The story of the 747 is well-known, how its development nearly bankrupted the company.

Sutter's book recounts many of those tales, including how Pan Am's Trippe wanted a double-decker plane but Sutter and his team decided on a single very wide passenger deck with just an upper-deck hump behind the cockpit.

"In looking back over the 747 program, I don't believe Boeing would have manufactured well over 1,350 747s -- or even 300 for that matter -- if my design team had delivered that double-decker everyone expected us to create. It also seems to me that what my design group actually achieved has never been fully understood or appreciated within Boeing. My hope is that this book will redress this oversight."

Although he retired from Boeing in 1986, Sutter has continued to work for the company as a consultant. He still has an office in the commercial airplanes headquarters building near Renton. He lives in West Seattle.

Recently, Sutter was invited to the Everett plant to be part of an employee event celebrating the approval by Boeing's board to build the 747-8.

After executives finished speaking, many of the Boeing employees crowded around Sutter.
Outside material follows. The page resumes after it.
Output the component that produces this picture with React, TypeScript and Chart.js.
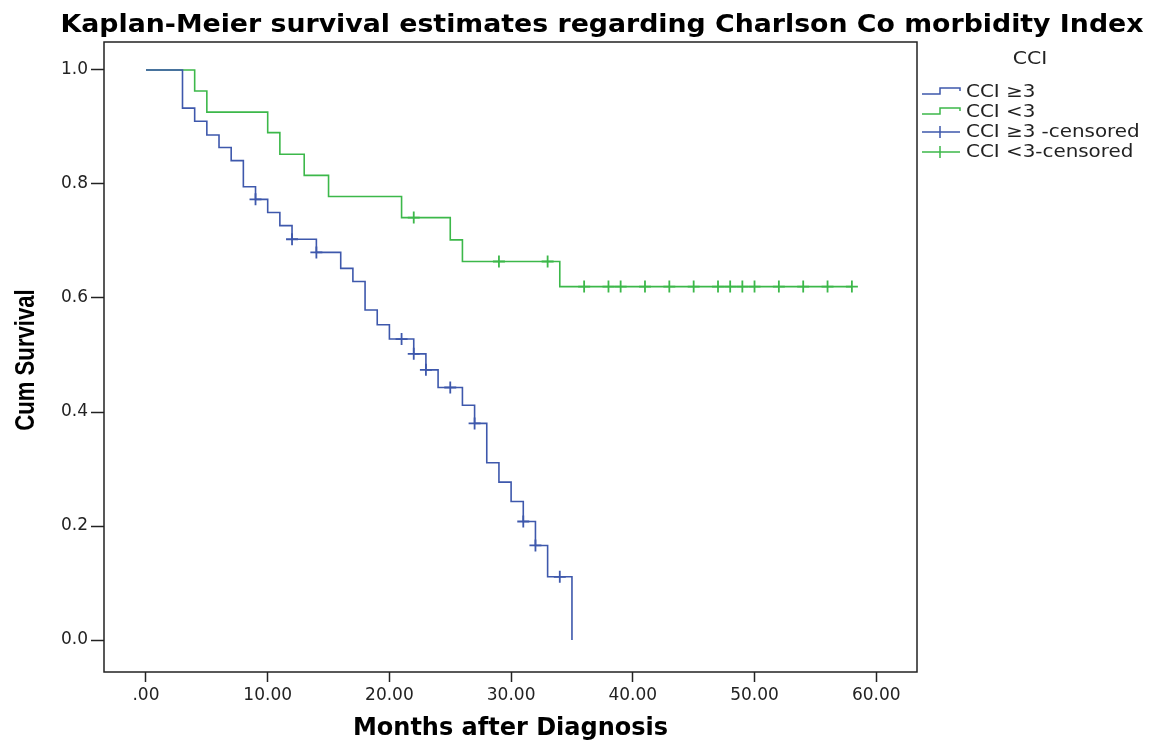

They wanted autographs or just to shake the hand of the man known as the father of the 747.

In his book, Sutter recalls a meeting with Charles Lindbergh in the Pan Am boardroom in New York when the 747 was still fairly new in service. Lindbergh had been a consultant to the airline during its development.

"This is one of the great ones," Lindbergh quietly told Sutter. He was speaking of the 747.

The same can be said of Joe Sutter.

NIKV69
2006-02-05, 07:13 PM
Thanks for the post Mike! The 747 is my favorite jet. I enjoyed reading it!

Interesting how PA wanted a double decker.